Just two weeks before the explosion, an advocacy group in Hong Kong published a report warning of unsafe conditions at the Chengdu plant, including problems with aluminum dust. The group, Students and Scholars Against Corporate Misbehavior, or Sacom, had videotaped workers covered with tiny aluminum particles. “Occupational health and safety issues in Chengdu are alarming,” the report read. “Workers also highlight the problem of poor ventilation and inadequate personal protective equipment.”

A copy of that report was sent to Apple. “There was no response,” said Debby Chan Sze Wan of the group. “A few months later I went to Cupertino, and went into the Apple lobby, but no one would meet with me. I’ve never heard from anyone from Apple at all.”

Cloudscout – January 31, 2012 06:49AM Reply Quote
˙pɹɐoqʎǝʞ ʎɯ ɥʇıʍ ƃuoɹʍ ƃuıɥʇǝɯos sı ǝɹǝɥʇ ʞuıɥʇ ı ?ɹǝʇndɯoɔ ʎɯ ɥʇıʍ ǝɯ dlǝɥ ǝuoǝɯos uɐɔ
In the meantime, Apple's market cap is now 6% higher than ExxonMobile.

John Willoughby – January 31, 2012 07:59AM Reply Quote
Homo Sapiens Sedentarius
Thousands line up for new iPhone production jobs at Foxconn. New story, not re-posting of old events.

Cloudscout – February 06, 2012 09:29AM Reply Quote
˙pɹɐoqʎǝʞ ʎɯ ɥʇıʍ ƃuoɹʍ ƃuıɥʇǝɯos sı ǝɹǝɥʇ ʞuıɥʇ ı ?ɹǝʇndɯoɔ ʎɯ ɥʇıʍ ǝɯ dlǝɥ ǝuoǝɯos uɐɔ
Apple's market cap has doubled in the last two years. Can they keep up that momentum? Could we be looking at a trillion dollar company in 2014?

John Willoughby – February 07, 2012 09:15AM Reply Quote
Homo Sapiens Sedentarius

bahamut – February 07, 2012 05:35PM Reply Quote
Why is Apple having all this attention?

Two more reasons.

Think about the modernist design that Steve Jobs loved so much. Morality was a big part of it. Modernism was a full system, from factory to worker to product. That may have been the theory, but that was the goal. Most people may not be thinking of it, but it's latent.

Similarly, modernism aside, Apple's design implies that everything is thought through, that the company thinks about people. It's not sloppy. So why sloppy here?

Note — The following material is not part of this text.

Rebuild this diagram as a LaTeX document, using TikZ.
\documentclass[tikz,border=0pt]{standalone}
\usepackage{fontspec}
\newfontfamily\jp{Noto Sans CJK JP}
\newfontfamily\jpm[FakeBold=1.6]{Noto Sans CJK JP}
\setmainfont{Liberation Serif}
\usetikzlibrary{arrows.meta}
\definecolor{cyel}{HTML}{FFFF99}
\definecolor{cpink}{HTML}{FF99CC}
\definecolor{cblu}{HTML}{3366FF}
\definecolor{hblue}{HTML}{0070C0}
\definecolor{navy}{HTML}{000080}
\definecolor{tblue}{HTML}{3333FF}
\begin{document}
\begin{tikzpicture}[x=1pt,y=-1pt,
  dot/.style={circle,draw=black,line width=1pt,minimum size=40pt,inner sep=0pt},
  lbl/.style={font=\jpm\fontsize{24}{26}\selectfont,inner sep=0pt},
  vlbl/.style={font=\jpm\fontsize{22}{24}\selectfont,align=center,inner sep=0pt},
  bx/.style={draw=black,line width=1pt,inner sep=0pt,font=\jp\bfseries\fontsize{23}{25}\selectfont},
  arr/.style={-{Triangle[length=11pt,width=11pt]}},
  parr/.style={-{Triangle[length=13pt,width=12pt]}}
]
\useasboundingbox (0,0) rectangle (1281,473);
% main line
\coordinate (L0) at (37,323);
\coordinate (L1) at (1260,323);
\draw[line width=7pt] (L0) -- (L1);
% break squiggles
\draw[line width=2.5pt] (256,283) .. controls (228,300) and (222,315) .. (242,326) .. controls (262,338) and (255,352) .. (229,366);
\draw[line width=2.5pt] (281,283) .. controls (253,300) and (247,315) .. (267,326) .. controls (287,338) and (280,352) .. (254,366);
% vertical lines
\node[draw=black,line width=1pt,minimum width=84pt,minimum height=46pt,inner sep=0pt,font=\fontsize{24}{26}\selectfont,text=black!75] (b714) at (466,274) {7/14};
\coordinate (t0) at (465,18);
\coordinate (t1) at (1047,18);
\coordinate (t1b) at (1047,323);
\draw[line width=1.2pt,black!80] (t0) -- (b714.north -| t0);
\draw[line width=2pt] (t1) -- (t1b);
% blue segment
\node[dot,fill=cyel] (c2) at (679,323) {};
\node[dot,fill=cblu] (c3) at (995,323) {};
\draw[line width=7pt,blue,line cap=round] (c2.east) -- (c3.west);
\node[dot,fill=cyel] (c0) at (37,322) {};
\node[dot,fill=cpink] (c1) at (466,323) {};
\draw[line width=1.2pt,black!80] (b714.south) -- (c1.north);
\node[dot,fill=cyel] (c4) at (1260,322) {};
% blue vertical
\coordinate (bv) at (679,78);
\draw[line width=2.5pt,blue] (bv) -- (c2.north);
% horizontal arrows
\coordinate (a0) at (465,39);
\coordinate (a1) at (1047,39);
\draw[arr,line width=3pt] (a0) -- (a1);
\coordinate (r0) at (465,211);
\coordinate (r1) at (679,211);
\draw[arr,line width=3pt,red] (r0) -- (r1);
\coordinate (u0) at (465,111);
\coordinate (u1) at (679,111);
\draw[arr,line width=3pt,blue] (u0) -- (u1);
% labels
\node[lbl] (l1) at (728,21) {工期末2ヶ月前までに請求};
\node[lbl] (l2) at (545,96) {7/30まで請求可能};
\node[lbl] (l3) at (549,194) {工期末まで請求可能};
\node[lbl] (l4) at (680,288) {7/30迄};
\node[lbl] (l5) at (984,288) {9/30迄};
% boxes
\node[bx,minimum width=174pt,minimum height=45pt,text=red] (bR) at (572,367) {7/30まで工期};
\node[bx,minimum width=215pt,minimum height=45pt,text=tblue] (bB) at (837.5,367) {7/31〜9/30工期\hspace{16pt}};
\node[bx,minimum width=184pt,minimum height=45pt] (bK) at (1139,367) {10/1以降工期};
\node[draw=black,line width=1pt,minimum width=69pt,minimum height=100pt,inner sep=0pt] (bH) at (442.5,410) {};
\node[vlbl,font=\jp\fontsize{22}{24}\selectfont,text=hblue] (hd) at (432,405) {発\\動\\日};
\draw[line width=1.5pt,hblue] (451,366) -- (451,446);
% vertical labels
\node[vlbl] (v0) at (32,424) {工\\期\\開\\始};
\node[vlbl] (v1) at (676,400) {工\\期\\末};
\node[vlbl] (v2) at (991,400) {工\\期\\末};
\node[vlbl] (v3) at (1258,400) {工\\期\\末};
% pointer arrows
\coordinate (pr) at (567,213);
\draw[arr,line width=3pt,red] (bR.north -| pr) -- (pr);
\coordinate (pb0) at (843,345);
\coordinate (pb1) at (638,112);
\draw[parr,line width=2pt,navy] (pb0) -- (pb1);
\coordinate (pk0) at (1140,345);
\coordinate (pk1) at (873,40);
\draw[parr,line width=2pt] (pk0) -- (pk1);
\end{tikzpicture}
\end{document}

Tony Leggett (Moderator) – February 08, 2012 12:20AM Reply Quote
Quote

Similarly, modernism aside, Apple's design implies that everything is thought through, that the company thinks about people. It's not sloppy. So why sloppy here?

Good observation...

James DeBenedetti – February 08, 2012 09:45AM Reply Quote
Two more reasons:

1. As the most profitable company in the world, Apple can afford to be more generous than its competition.

2. Apple routinely reinvents entire industries that it finds "broken" (music, retail, mobile phones, etc.). By closing all its US and European factories to move production where labor laws are routinely ignored, and then whitewashing the resulting abuses instead of fixing them, Apple is making things worse, not better. It's promoting an ethical Gresham's dynamic in its own industry. Major cognitive dissonance there for anyone (customers, regulators, media, etc.) who support Apple because they "think different".



Edited 1 time(s). Last edit at 02/08/2012 09:48AM by James DeBenedetti.